_WHAT YOU WILL DO:_
Collect all lines from the records below that include the word "this".

-- BEGIN INFORMATION SUPPLIED --

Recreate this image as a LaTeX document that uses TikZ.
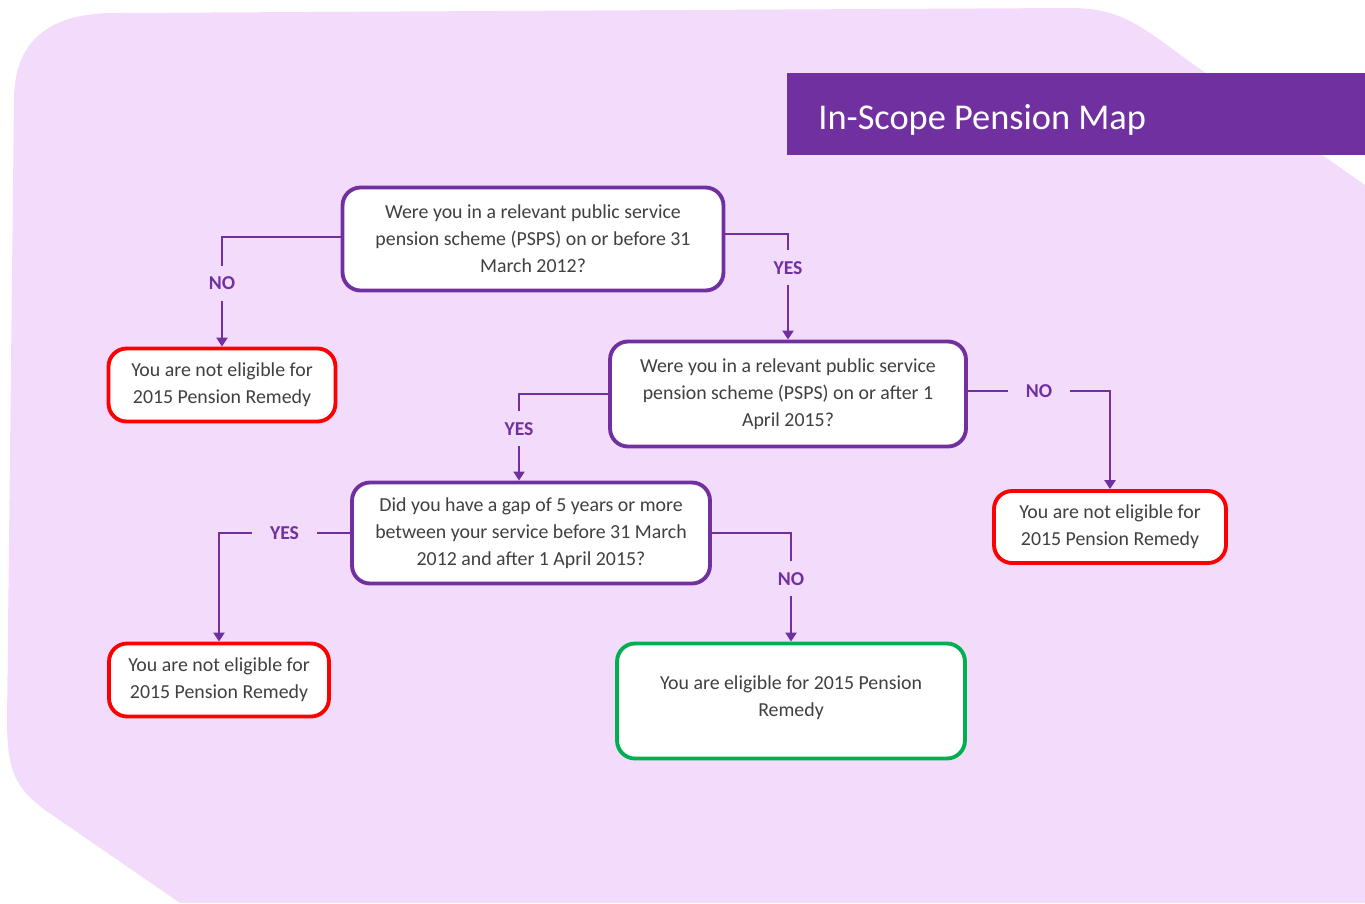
\documentclass[tikz,border=0pt]{standalone}
\usepackage{fontspec}
\setmainfont{Carlito}
\usetikzlibrary{arrows.meta}
\definecolor{mapbg}{HTML}{F3DCFB}
\definecolor{mappurple}{HTML}{7030A0}
\definecolor{mapred}{HTML}{FF0000}
\definecolor{mapgreen}{HTML}{00B050}
\definecolor{maptext}{HTML}{404040}
\tikzset{
	question/.style={draw=mappurple, line width=2.2pt, fill=white, rounded corners=0.36cm, align=center, text=maptext, font=\fontsize{11.3}{15.3}\selectfont},
	noteligible/.style={question, draw=mapred},
	eligible/.style={question, draw=mapgreen},
	link/.style={draw=mappurple, line width=1.6pt, -{Triangle[length=0.18cm,width=0.22cm]}},
	answer/.style={fill=mapbg, text=mappurple, font=\fontsize{11.2}{13}\selectfont\bfseries, inner xsep=0.36cm, inner ysep=0.22cm},
}

\begin{document}
\begin{tikzpicture}[x=0.02cm, y=-0.02cm]
	%%%%% START %%%%%
	
	\useasboundingbox (0,0) rectangle (1365,903);
	\fill[mapbg] (14,100) .. controls (14,40) and (50,13) .. (115,13) -- (1070,8) .. controls (1120,8) and (1140,25) .. (1190,62) -- (1365,185) -- (1365,903) -- (180,903) -- (45,810) .. controls (15,788) and (7,770) .. (7,720) -- cycle;
	
	\fill[mappurple] (787,73) rectangle (1365,155);
	\node[anchor=base west, inner sep=0pt, text=white, font=\fontsize{20.7}{25}\selectfont] (title) at (818,129) {In-Scope Pension Map};
	
	\node[question, minimum width=7.62cm, minimum height=2.06cm] (pre) at (533,239) {Were you in a relevant public service\\pension scheme (PSPS) on or before 31\\March 2012?};
	\node[noteligible, minimum width=4.54cm, minimum height=1.46cm] (nopre) at (222,385) {You are not eligible for\\2015 Pension Remedy};
	
	\node[question, minimum width=7.12cm, minimum height=2.10cm] (post) at (788,394) {Were you in a relevant public service\\pension scheme (PSPS) on or after 1\\April 2015?};
	\node[noteligible, minimum width=4.64cm, minimum height=1.44cm] (nopost) at (1110,527) {You are not eligible for\\2015 Pension Remedy};
	
	\node[question, minimum width=7.16cm, minimum height=2.02cm] (gap) at (531,533) {Did you have a gap of 5 years or more\\between your service before 31 March\\2012 and after 1 April 2015?};
	\node[noteligible, minimum width=4.40cm, minimum height=1.46cm] (nogap) at (219,680) {You are not eligible for\\2015 Pension Remedy};
	\node[eligible, minimum width=6.96cm, minimum height=2.30cm, text depth=0.2cm] (remedy) at (791,701) {You are eligible for 2015 Pension\\Remedy};
	
	\draw[link] ([yshift=0.04cm]pre.west) -| node[answer, pos=0.71] (preno) {NO} (nopre.north);
	\draw[link] ([yshift=0.1cm]pre.east) -| node[answer, pos=0.66] (preyes) {YES} (post.north);
	\draw[link] (post.west) -| node[answer, pos=0.7] (postyes) {YES} ([xshift=-0.24cm]gap.north);
	\draw[link] ([yshift=0.06cm]post.east) -| node[answer, pos=0.25] (postno) {NO} (nopost.north);
	\draw[link] (gap.west) -| node[answer, pos=0.25] (gapyes) {YES} (nogap.north);
	\draw[link] (gap.east) -| node[answer, pos=0.71] (gapno) {NO} (remedy.north);
	
	%%%%% END %%%%%
\end{tikzpicture}
\end{document}
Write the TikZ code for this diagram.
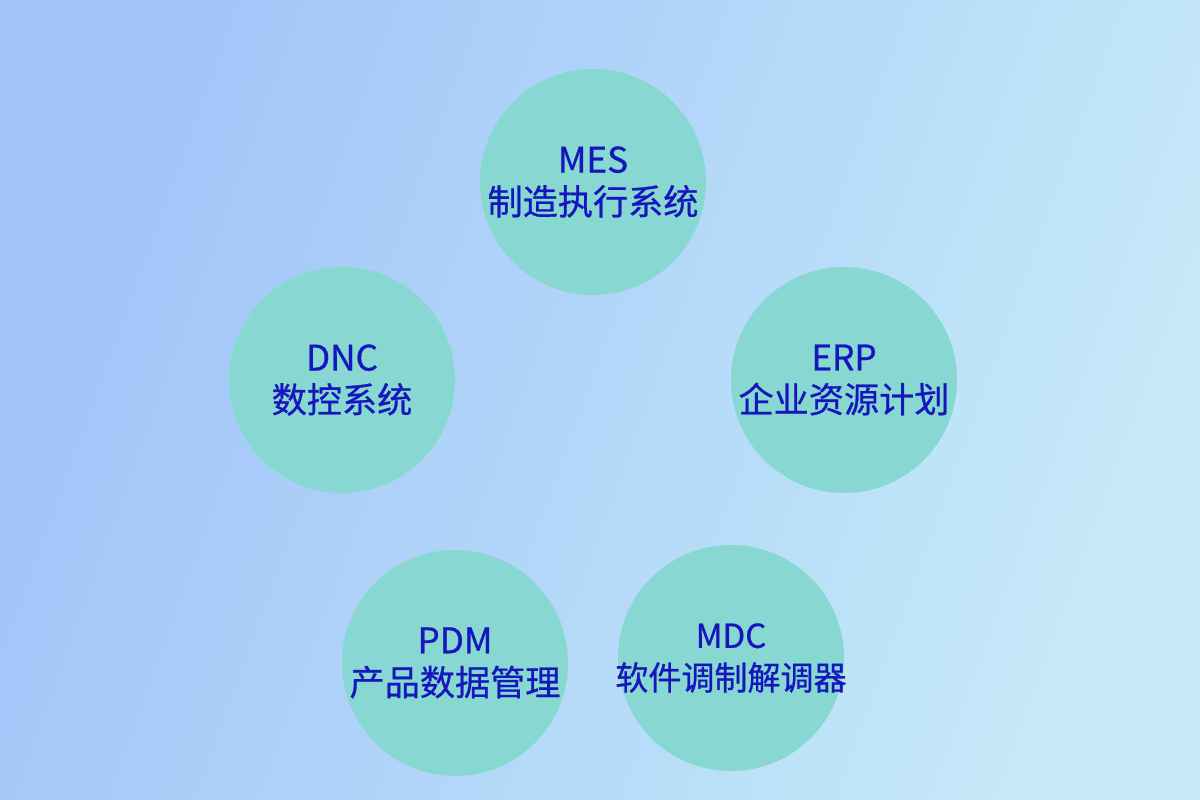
\documentclass[tikz,border=0pt]{standalone}
\usepackage{fontspec}
\setmainfont{Noto Sans CJK SC}
\newfontfamily\ballfont[FakeBold=0.7]{Noto Sans CJK SC}
\definecolor{bgleft}{HTML}{A0C4F8}
\definecolor{bgmid}{HTML}{BEE4F8}
\definecolor{bgright}{HTML}{C6EAF8}
\definecolor{ballfill}{HTML}{86D8D0}
\definecolor{balltext}{HTML}{1616BE}
\begin{document}
\begin{tikzpicture}[
    sysball/.style={circle, fill=ballfill, minimum size=2.26cm, inner sep=0pt},
    systext/.style={align=center, text=balltext, font=\ballfont\fontsize{10}{12}\selectfont}]
    \useasboundingbox (0,0) rectangle (12,8);
    % background
    \shade[left color=bgleft, middle color=bgmid, right color=bgright, shading angle=70]
        (0,0) rectangle (12,8);
    \node[sysball, label={[systext]center:MES\\制造执行系统}] (mes) at (5.93,6.18) {};
    \node[sysball, label={[systext]center:DNC\\数控系统}] (dnc) at (3.42,4.20) {};
    \node[sysball, label={[systext]center:ERP\\企业资源计划}] (erp) at (8.44,4.20) {};
    \node[sysball, label={[systext]center:PDM\\产品数据管理}] (pdm) at (4.55,1.37) {};
    \node[sysball, label={[systext, font=\ballfont\fontsize{9.4}{12}\selectfont]center:MDC\\软件调制解调器}] (mdc) at (7.31,1.42) {};
\end{tikzpicture}
\end{document}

-- END INFORMATION SUPPLIED --

_PROBLEM SOLUTION:_
Recreate this image as a LaTeX document that uses TikZ.
Write the TikZ code for this diagram.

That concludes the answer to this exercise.